I am letting go of rigid certainty that previously existed about religious practice. The ability to see and finally acknowledge the true nature of my experiences, in this case, trying to build and take part in community is both unsettling and invigorating. How I react to the experiences of my life has influenced the quality of my thoughts and as a result my happiness. My sleeplessness has nothing to do with the liminal space I find myself in spiritually, but rather, it has everything to do with the quality of my thoughts.
One of the bits of parenting wisdom I regularly give my children is this nugget, “you can choose how you respond” to the situations in life that you face. Something I learned early on from Viktor Frankl in his seminal book, “Man’s Search for Meaning.”
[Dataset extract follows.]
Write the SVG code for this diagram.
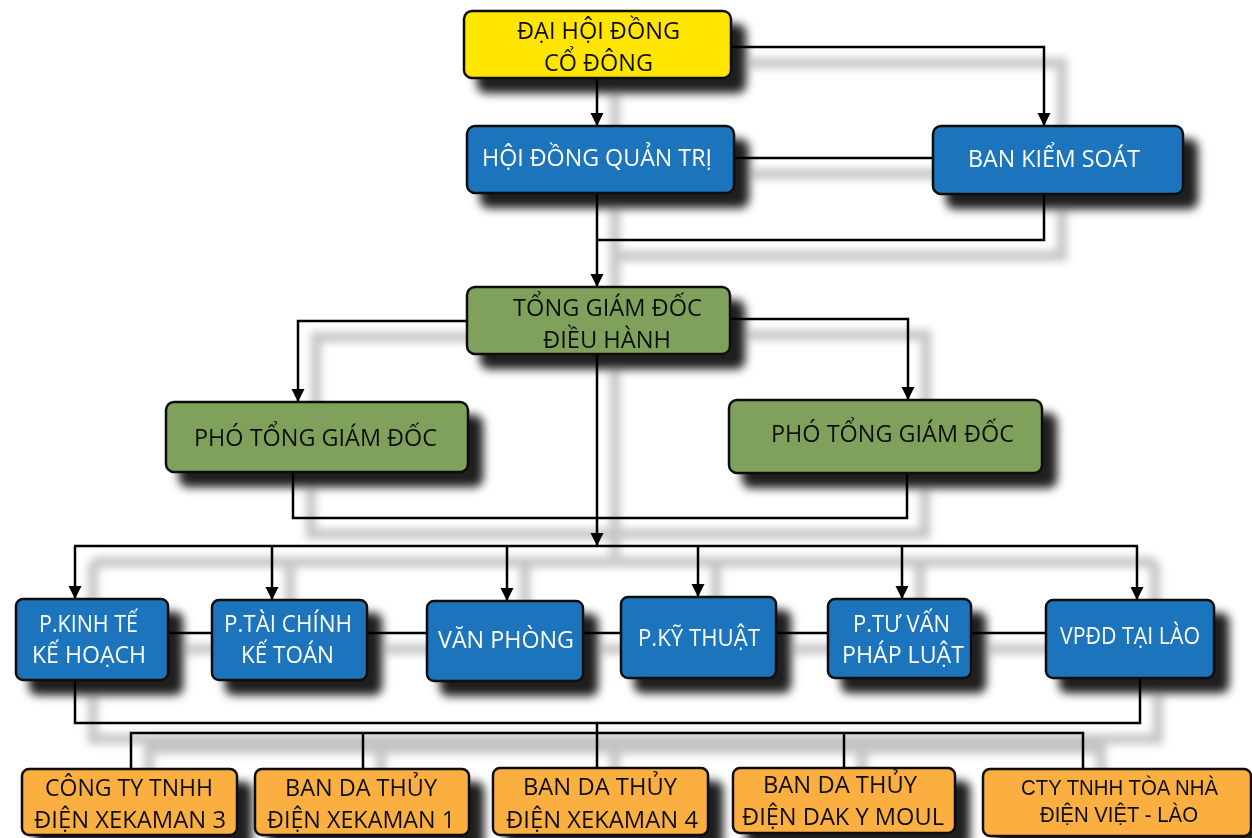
<svg xmlns="http://www.w3.org/2000/svg" xmlns:xlink="http://www.w3.org/1999/xlink" width="1252" height="838" viewBox="0 0 1252 838">
<style>
.box{stroke:#111;stroke-width:2.5}
.y{fill:#FFE500}
.b{fill:#1C75BC}
.g{fill:#7FA15B}
.o{fill:#FBAF40}
.t{font-family:"Open Sans","Noto Sans",sans-serif;font-size:24px;text-anchor:middle}
.tk{fill:#111}
.tw{fill:#fff}
.ta{font-family:"Liberation Sans",Arial,sans-serif;font-size:22px;text-anchor:middle;fill:#111}
.c{fill:none;stroke:#000;stroke-width:2.5}
</style>
<defs>
<filter id="ds" x="-20%" y="-30%" width="150%" height="180%">
<feGaussianBlur in="SourceAlpha" stdDeviation="5"/>
<feOffset dx="14" dy="14" result="o"/>
<feFlood flood-color="#000" flood-opacity="0.88"/>
<feComposite in2="o" operator="in" result="s"/>
<feMerge><feMergeNode in="s"/><feMergeNode in="SourceGraphic"/></feMerge>
</filter>
<filter id="ls" x="-10%" y="-10%" width="120%" height="120%">
<feGaussianBlur stdDeviation="4"/>
</filter>
<marker id="ar" markerUnits="userSpaceOnUse" markerWidth="14" markerHeight="14" refX="13" refY="6.5" orient="auto">
<path d="M0,0 L13,6.5 L0,13 z" fill="#000"/>
</marker>
<g id="lines">
<path d="M731,47 H1044 V120"/>
<path d="M734,158 H933"/>
<path d="M1044,194 V240 H597"/>
<path d="M597,78 V120"/>
<path d="M597,193 V281"/>
<path d="M467,321 H298 V396"/>
<path d="M730,319 H908 V394"/>
<path d="M293,472 V518 H907 V473"/>
<path d="M597,354 V540"/>
<path d="M75,546 H1137"/>
<path d="M75,546 V593 M272,546 V594 M507,546 V595 M698,546 V591 M902,546 V593 M1137,546 V594"/>
<path d="M168,633 H212 M367,633 H427 M583,633 H621 M776,633 H828 M971,633 H1046"/>
<path d="M75,680 V723 H1140 V678"/>
<path d="M597,723 V768"/>
<path d="M131,769 V733 H1083 V769 M363,733 V769 M844,733 V768"/>
</g>
</defs>
<rect width="1252" height="838" fill="#fff"/>
<g id="connector-shadows">
<use xlink:href="#lines" href="#lines" transform="translate(18,16)" fill="none" stroke="#c4c4c4" stroke-width="10" filter="url(#ls)"/>
</g>
<g id="connectors">
<path class="c" d="M597,78 V126" marker-end="url(#ar)"/>
<path class="c" d="M731,47 H1044 V126" marker-end="url(#ar)"/>
<path class="c" d="M734,158 H933"/>
<path class="c" d="M597,193 V287" marker-end="url(#ar)"/>
<path class="c" d="M1044,194 V240 H597"/>
<path class="c" d="M467,321 H298 V402" marker-end="url(#ar)"/>
<path class="c" d="M730,319 H908 V400" marker-end="url(#ar)"/>
<path class="c" d="M293,472 V518 H907 V473"/>
<path class="c" d="M597,354 V546" marker-end="url(#ar)"/>
<path class="c" d="M74,546 H1138"/>
<path class="c" d="M75,546 V599" marker-end="url(#ar)"/>
<path class="c" d="M272,546 V600" marker-end="url(#ar)"/>
<path class="c" d="M507,546 V601" marker-end="url(#ar)"/>
<path class="c" d="M698,546 V597" marker-end="url(#ar)"/>
<path class="c" d="M902,546 V599" marker-end="url(#ar)"/>
<path class="c" d="M1137,546 V600" marker-end="url(#ar)"/>
<path class="c" d="M168,633 H212 M367,633 H427 M583,633 H621 M776,633 H828 M971,633 H1046"/>
<path class="c" d="M75,680 V723 H1140 V678"/>
<path class="c" d="M597,723 V768"/>
<path class="c" d="M131,769 V733 H1083 V769 M363,733 V769 M844,733 V768"/>
</g>
<g id="dhdcd" filter="url(#ds)">
<rect class="box y" x="464" y="11" width="267" height="67" rx="8"/>
<text class="t tk" x="598.5" y="39" textLength="163" lengthAdjust="spacingAndGlyphs">ĐẠI HỘI ĐỒNG</text>
<text class="t tk" x="598.5" y="71" textLength="109" lengthAdjust="spacingAndGlyphs">CỔ ĐÔNG</text>
</g>
<g id="hdqt" filter="url(#ds)">
<rect class="box b" x="467" y="126" width="267" height="67" rx="8"/>
<text class="t tw" x="597" y="166" textLength="230" lengthAdjust="spacingAndGlyphs">HỘI ĐỒNG QUẢN TRỊ</text>
</g>
<g id="bks" filter="url(#ds)">
<rect class="box b" x="933" y="126" width="250" height="68" rx="8"/>
<text class="t tw" x="1054" y="167" textLength="172" lengthAdjust="spacingAndGlyphs">BAN KIỂM SOÁT</text>
</g>
<g id="tgd" filter="url(#ds)">
<rect class="box g" x="467" y="287" width="263" height="67" rx="8"/>
<text class="t tk" x="607.5" y="316" textLength="189" lengthAdjust="spacingAndGlyphs">TỔNG GIÁM ĐỐC</text>
<text class="t tk" x="607" y="348" textLength="128" lengthAdjust="spacingAndGlyphs">ĐIỀU HÀNH</text>
</g>
<g id="ptgd1" filter="url(#ds)">
<rect class="box g" x="166" y="402" width="302" height="70" rx="8"/>
<text class="t tk" x="315.5" y="446" textLength="243" lengthAdjust="spacingAndGlyphs">PHÓ TỔNG GIÁM ĐỐC</text>
</g>
<g id="ptgd2" filter="url(#ds)">
<rect class="box g" x="729" y="400" width="313" height="73" rx="8"/>
<text class="t tk" x="892.5" y="442" textLength="243" lengthAdjust="spacingAndGlyphs">PHÓ TỔNG GIÁM ĐỐC</text>
</g>
<g id="pkt" filter="url(#ds)">
<rect class="box b" x="16" y="599" width="152" height="81" rx="7"/>
<text class="t tw" x="88.5" y="632" textLength="99" lengthAdjust="spacingAndGlyphs">P.KINH TẾ</text>
<text class="t tw" x="89" y="663" textLength="114" lengthAdjust="spacingAndGlyphs">KẾ HOẠCH</text>
</g>
<g id="ptc" filter="url(#ds)">
<rect class="box b" x="212" y="600" width="155" height="80" rx="7"/>
<text class="t tw" x="288" y="632" textLength="128" lengthAdjust="spacingAndGlyphs">P.TÀI CHÍNH</text>
<text class="t tw" x="287.5" y="663" textLength="93" lengthAdjust="spacingAndGlyphs">KẾ TOÁN</text>
</g>
<g id="vp" filter="url(#ds)">
<rect class="box b" x="427" y="601" width="156" height="80" rx="7"/>
<text class="t tw" x="506" y="648" textLength="136" lengthAdjust="spacingAndGlyphs">VĂN PHÒNG</text>
</g>
<g id="pkth" filter="url(#ds)">
<rect class="box b" x="621" y="597" width="155" height="81" rx="7"/>
<text class="t tw" x="699" y="646" textLength="122" lengthAdjust="spacingAndGlyphs">P.KỸ THUẬT</text>
</g>
<g id="ptv" filter="url(#ds)">
<rect class="box b" x="828" y="599" width="143" height="79" rx="7"/>
<text class="t tw" x="901.5" y="632" textLength="97" lengthAdjust="spacingAndGlyphs">P.TƯ VẤN</text>
<text class="t tw" x="903" y="663" textLength="122" lengthAdjust="spacingAndGlyphs">PHÁP LUẬT</text>
</g>
<g id="vpdd" filter="url(#ds)">
<rect class="box b" x="1046" y="600" width="168" height="78" rx="7"/>
<text class="t tw" x="1130" y="644" textLength="140" lengthAdjust="spacingAndGlyphs">VPĐD TẠI LÀO</text>
</g>
<g id="xk3" filter="url(#ds)">
<rect class="box o" x="22" y="769" width="215" height="66" rx="7"/>
<text class="t tk" x="129" y="796" textLength="168" lengthAdjust="spacingAndGlyphs">CÔNG TY TNHH</text>
<text class="t tk" x="130" y="828" textLength="192" lengthAdjust="spacingAndGlyphs">ĐIỆN XEKAMAN 3</text>
</g>
<g id="xk1" filter="url(#ds)">
<rect class="box o" x="255" y="769" width="214" height="66" rx="7"/>
<text class="t tk" x="361" y="796" textLength="152" lengthAdjust="spacingAndGlyphs">BAN DA THỦY</text>
<text class="t tk" x="361" y="828" textLength="188" lengthAdjust="spacingAndGlyphs">ĐIỆN XEKAMAN 1</text>
</g>
<g id="xk4" filter="url(#ds)">
<rect class="box o" x="493" y="768" width="215" height="67" rx="7"/>
<text class="t tk" x="600" y="795" textLength="154" lengthAdjust="spacingAndGlyphs">BAN DA THỦY</text>
<text class="t tk" x="602" y="828" textLength="192" lengthAdjust="spacingAndGlyphs">ĐIỆN XEKAMAN 4</text>
</g>
<g id="dakymoul" filter="url(#ds)">
<rect class="box o" x="733" y="768" width="222" height="65" rx="7"/>
<text class="t tk" x="840" y="793" textLength="154" lengthAdjust="spacingAndGlyphs">BAN DA THỦY</text>
<text class="t tk" x="843" y="825" textLength="202" lengthAdjust="spacingAndGlyphs">ĐIỆN DAK Y MOUL</text>
</g>
<g id="toanha" filter="url(#ds)">
<rect class="box o" x="983" y="769" width="268" height="67" rx="7"/>
<text class="ta" x="1119.5" y="795" textLength="197" lengthAdjust="spacingAndGlyphs">CTY TNHH TÒA NHÀ</text>
<text class="ta" x="1119" y="822" textLength="158" lengthAdjust="spacingAndGlyphs">ĐIỆN VIỆT - LÀO</text>
</g>
</svg>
Marcus Aurelius has a point about how our thoughts affect our happiness, however the topic cannot be adequately explained in one short sentence. It is more complicated than that. Our ability to understand our thoughts, to live authentic lives, and our willingness to act when necessary are critical elements in the happiness formula.
When you approach your thoughts with authenticity and understanding you will find happiness follows. If it were a formula, it would be:
Thoughts (authenticity + understanding) = Happiness.
Nobody should feel trapped by life’s circumstances and for those who feel trapped, I recommend they look at their thoughts.